What progress actually looks like

The transition doesn’t arrive with announcements or titles. It shows up quietly. Conversations begin to change. People stop asking how fast something can be done and start asking whether it should be done at all. An AI-generated report lands in your inbox, and you don’t read it for grammar. You read it for assumptions.

You can say which parts are safe and which are risky, and explain why using lived context, not theory. You still use the tools, maybe more than before. You’re just less impressed by them. When something breaks, the question isn’t which model failed.

It’s why the system was allowed to run without a human pause. Work doesn’t necessarily get easier. It gets steadier. You’re no longer proving you can keep up with AI. You’re showing that when AI moves fast, someone is still watching.

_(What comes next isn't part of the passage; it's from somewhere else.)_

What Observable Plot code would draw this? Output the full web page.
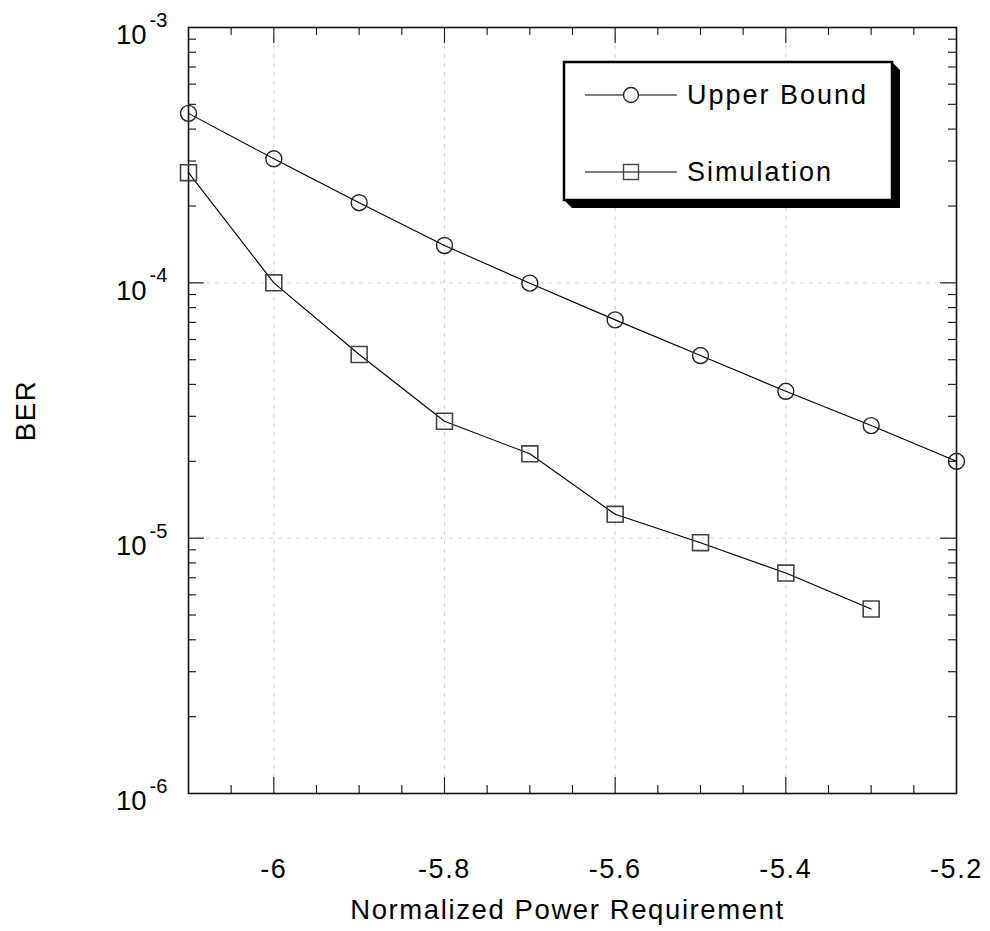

That’s when the roadmap stops feeling like a plan and starts feeling like a position you can stand in.

Where this leaves me

I still want cleaner answers sometimes. A checklist. A signal that I’m on track. But the longer I sit with this, the clearer it becomes: the best AI career roadmap 2026 doesn’t end in certainty. It ends in capacity the capacity to pause, to question, to intervene, and to say no.

Not because you fear AI, but because you’re responsible for what happens when it acts. The work doesn’t wrap up neatly. It doesn’t feel finished. It just feels held. And for now, that’s enough to keep going.